Welcome to the third post in our series International Teaching: Everything you need to know, if you haven’t yet read posts 1 and 2 you can find them here:
Is International Teaching Right For Me?
The International Job Search: What to look for and where
In this post we’ll be taking a look at the interview process for jobs in international education. By the end of this post you’ll have an idea of what the process will involve, some questions you can prepare to answer and some examples of questions you can ask of your interviewer too.
The Interview Process
For the majority of teaching jobs in international education job interviews are conducted using video calling (with the most commonly used platform being Skype). When booking your interview be careful to check the time difference. Some countries use daylight savings and some countries have multiple time zones.

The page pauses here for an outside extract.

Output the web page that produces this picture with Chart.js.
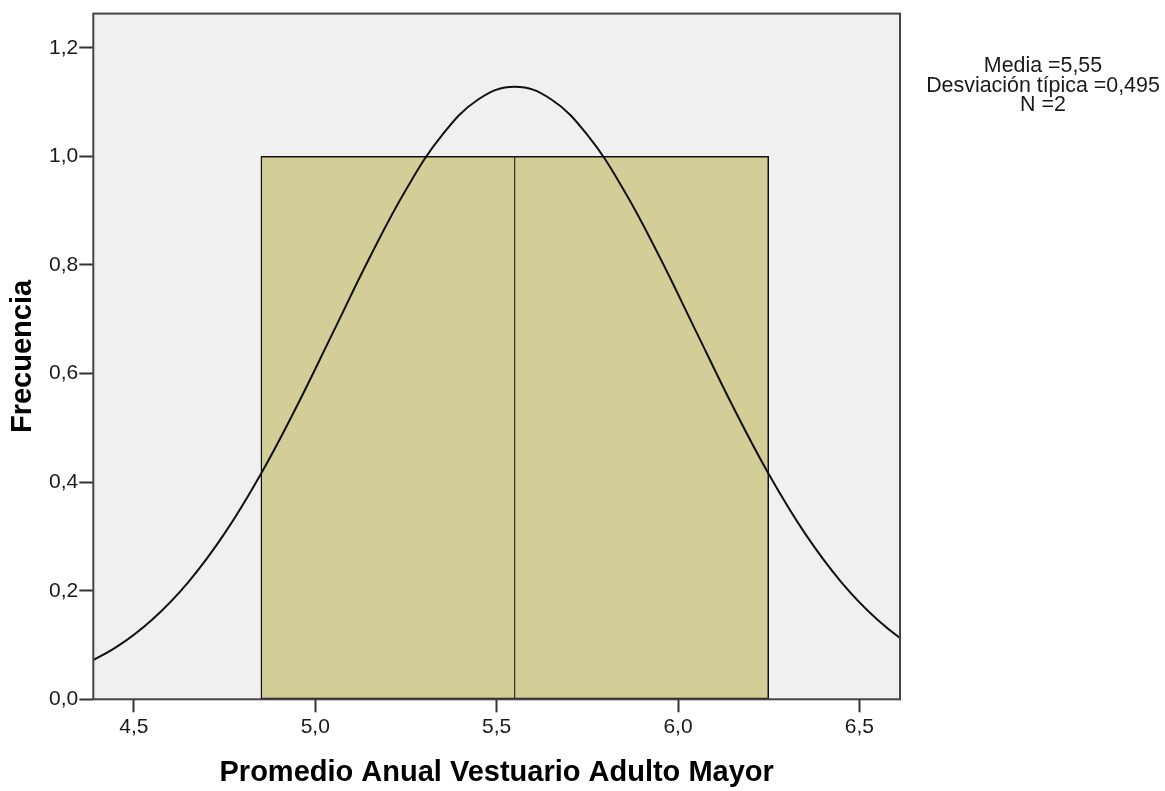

Using a website like TimeAndDate (https://www.timeanddate.com/worldclock/meeting.html) can help with this to make sure everyone has agreed upon the same time!
A running joke amongst international teachers is the stories of people doing Skype interviews with a formal shirt/blouse and underwear but no trousers – certainly a bit different to how you would dress face to face! Still, trousers or not, you’ll want to appear formally dressed and make sure you are on time, same as for any interview.

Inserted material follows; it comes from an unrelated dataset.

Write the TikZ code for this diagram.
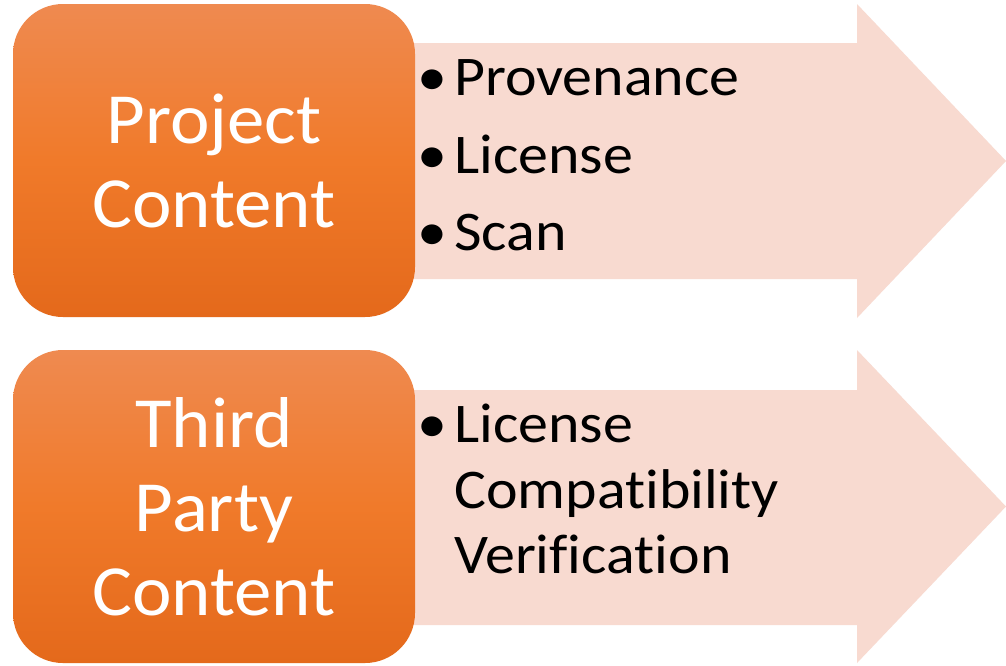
\documentclass[tikz,border=0pt]{standalone}
\usepackage{fontspec}
\setmainfont{Carlito}[Ligatures={NoCommon}]
\newfontfamily\bigfont{Carlito}[Ligatures={NoCommon},FakeStretch=1.04]
\newfontfamily\listfont{Carlito}[Ligatures={NoCommon},FakeStretch=1.07]
\definecolor{arrowpink}{HTML}{F8DAD0}
\definecolor{orTop}{HTML}{EF8A50}
\definecolor{orMid}{HTML}{F07A2A}
\definecolor{orBot}{HTML}{E4691B}
\begin{document}
\begin{tikzpicture}[x=1pt,y=-1pt,
  box/.style={rounded corners=50pt, top color=orTop, bottom color=orBot, middle color=orMid,
    minimum width=402pt, minimum height=313pt, inner sep=0pt, align=center, text=white,
    font=\bigfont\fontsize{72}{84}\selectfont},
  item/.style={anchor=base west, inner sep=0pt, font=\listfont\fontsize{56}{66}\selectfont},
  dot/.style={anchor=base, inner sep=0pt, font=\listfont\fontsize{56}{66}\selectfont},
  arrowshape/.style={fill=arrowpink}]
\useasboundingbox (0,0) rectangle (1006,665);
\fill[white] (0,0) rectangle (1006,665);
% arrows
\path[arrowshape] (380,43) -- (857,43) -- (857,4) -- (1006,161) -- (857,318) -- (857,279) -- (380,279) -- cycle;
\path[arrowshape] (380,390) -- (857,390) -- (857,350) -- (1006,506.5) -- (857,663) -- (857,625) -- (380,625) -- cycle;
% boxes
\node[box] (pc) at (214,160.5) {Project\\Content};
\node[box] (tpc) at (214,506.5) {Third\\Party\\Content};
% top list
\node[dot] (d1) at (432,95) {•};
\node[item] (t1) at (454,95) {Provenance};
\node[dot] (d2) at (432,173) {•};
\node[item] (t2) at (454,173) {License};
\node[dot] (d3) at (432,250) {•};
\node[item] (t3) at (454,250) {Scan};
% bottom list
\node[dot] (d4) at (432,442) {•};
\node[item] (t4) at (454,442) {License};
\node[item] (t5) at (454,508) {Compatibility};
\node[item] (t6) at (454,573) {Verification};
\end{tikzpicture}
\end{document}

It’s very common to have multiple interviews (often with different people within a school) or to have panel interview (2 or more people interviewing you). Schools are making a big decision here and so they want a few people involved in that. If possible you want to speak to more than one person, this helps you get a better feel for the school culture and the people you will be working with.

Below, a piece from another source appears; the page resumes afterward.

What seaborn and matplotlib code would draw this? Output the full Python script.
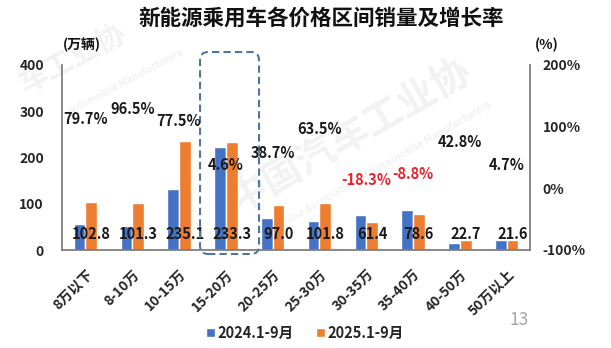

Questions you can expect to be asked
This interview is the best chance your potential employer has to get to know you and for you to know them. As such you should expect a broad variety of questions. Below we list some examples of what you might be asked about, but this is by no means an extensive list.
About you as a teacher
- What would we see if we came into your classroom?
- How do you motivate students?
- How do you handle students with behavioural challenges?
- Describe your teaching style
- How do you build community in your class?
- How do you communicate with families?
- Give an example of how you collaborate with colleagues
- Discuss your planning process for learning
- Discuss your views on assessment
- What do you love/what frustrates you about the age group you teach?
Moving to a new school/country
- What interests you in coming to [school] [country]?
- How have you [and your family] adapted to change in the past?
- Questions about past work experience/school or curricula system
What should I ask my interviewer?
An interview is also a chance for you to ask questions. Most interviewers will prompt you to do this, but don’t be afraid to ask for the chance to run through your list of questions.
- How would you describe the culture of your school?
- What does a typical day look like for a student? Teacher? Leader?
- Do your leadership team have contact time?
- What is the school’s approach to… [assessment, behavioural support, community building, designing learning spaces, outdoor education, SEL]?
- Typically, what professional learning opportunities will I have?
- What is this year’s expected staff turnover as a percentage? (10-30% is common, anything over 50% and you should ask why)
- It may feel awkward, but if the school has negative reviews on ISR (International Schools Review) ask the school to speak to the situation. The response you get will likely tell you a lot.
- What nationalities make up the student body? (There’s no ‘good’ or ‘right’ answer to this, but it will tell you something about the school)
You’re making a big decision – moving not only jobs but home (and country) so ask lots of questions. International education is always full of unknowns. Asking every question on your list can help you fill in as many of these as possible so that you can be comfortable with the decision you make, regardless of what that decision may be. You can (and should) also ask to talk to other teachers at the school by skype or email. This can help you understand a little more about what life is like at the school and get a different perspective from that of leadership. Clearly, the school wouldn’t suggest you talk to someone they believe is unhappy. But the more information and impressions you can gather the better.
After the Interview
After your interview(s) you should expect to hear back by email. If possible clarify when this will be during your interview. Standard procedure is that you will get an offer by email (which you can accept or reject) and, if you accept, an example of your contract by email and then the official version by post/courier.
Be prepared for the timeline here to vary drastically. Some schools will be ready to interview within a couple of days of receiving your application and may give you only 24 hours to accept an offer. Others will wait weeks/months to complete internal and local hires/leadership and high demand positions before reaching out. This is why knowing your why is important – you may have to decide between a time limited but definite offer and the potential for another offer to come in the future. No one can tell you what decision to make, but talking things through with family, friends, and colleagues can be a useful sounding board.